Proof that $V = \sum_k U_k$ and $\dim V=\sum_k \dim U_k$ implies $V=\oplus_k U_k$

Question

Question regarding "Linear algebra done right", proposition $2.19$:

Proposition $2.19$: Suppose $V$ is finite dimensional and $U_1,...,U_m$ are subspaces of $V$ such that $$V = U_1 + \dots + U_m\tag{2.20}$$ and $$\dim V=\dim \, U_1 + \dots + \dim \, U_m.\tag{2.21}$$ Then $V = U_1 \oplus \dots \oplus U_m.$

Proof: Choose a basis for each $U_j$. Put these bases together in one list, forming a list that spans $V$ (by $2.20$) and has length $\dim V$ (by $2.21$). Thus this list is a basis of $V$ (by $2.16$), and in particular it is linearly independent.

Now suppose that $u_1 \in U_1,...,u_m \in U_m$ are such that $0=u_1+ ··· +u_m$. We can write each $u_j$ as a linear combination of the basis vectors (chosen above) of $U_j$. Substituting these linear combinations into the expression above, we have written $0$ as a linear combination of the basis of $V$ constructed above.

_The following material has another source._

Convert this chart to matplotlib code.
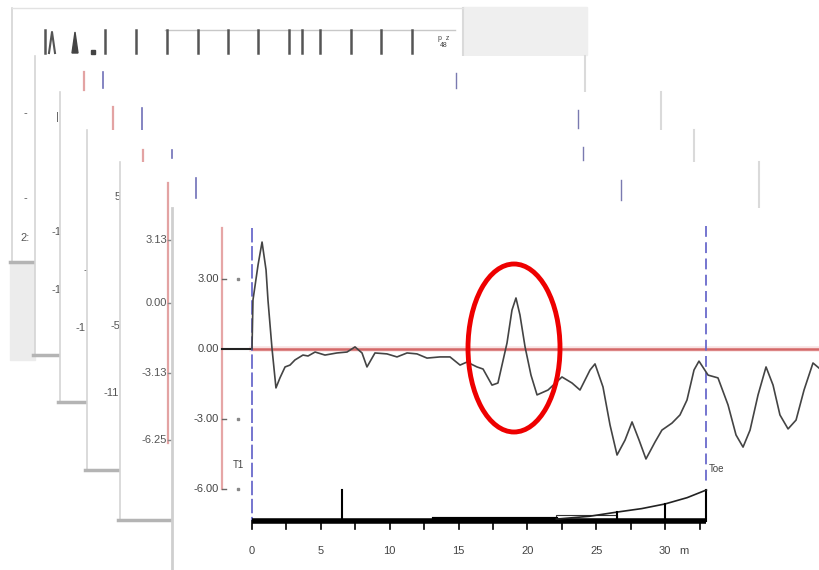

Thus all the scalars used in this linear combination must be $0$.

My question

Given $(v_1, \ldots, v_n)$ as the basis vectors: \begin{align} u_1 &= a_{11}v_1 + \ldots + a_{1n}v_n \\ & \ \vdots \\ u_m &= a_{m1}v_1 + \ldots + a_{mn}v_n. \end{align}

It seems the proof only proves $0 = (a_{11} + \ldots + a_{m1}) = \ldots = (a_{1n} + \ldots + a_{mn})$. But how do we know that each $a_{ij}$ is $0$ too?

Thanks.

Answer 1

You need to show that for $i\neq j$, $w\in U_i\cap U_j$ implies $w=0$. Write $w$ as a linear combinations of vectors from basis for $U_i$ first and then $U_j$ ( these vectors are part of the basis for $V$ as in the first part of your proof, so linearly independent). Then $w-w=0$ and all the coefficients must be zero. Hence $w=0$.

More precisely, we have (for exactly the same reason as above), that

$U_i\cap \sum_{i\neq j}U_j=\{0\}$.

Answer 2

Let $\beta_{i}$ be a basis for $U_{i}$ for $1\leq i\leq m$. Then since $V = \sum_{i}U_{i}$ we have $\text{span}(\beta_{1}\cup\dots\cup\beta_{m}) = V$ and therefore $\#(\beta_{1}\cup\dots\cup\beta_{m})\geq \text{dim}(V)$. On the other hand $\#(\beta_{1}\cup\dots\cup\beta_{m})\leq \sum_{i = 1}^{m}\#(\beta_{i}) = \sum_{i = 1}^{m}\text{dim}(U_{i}) = \text{dim}(V)$ which proves the result.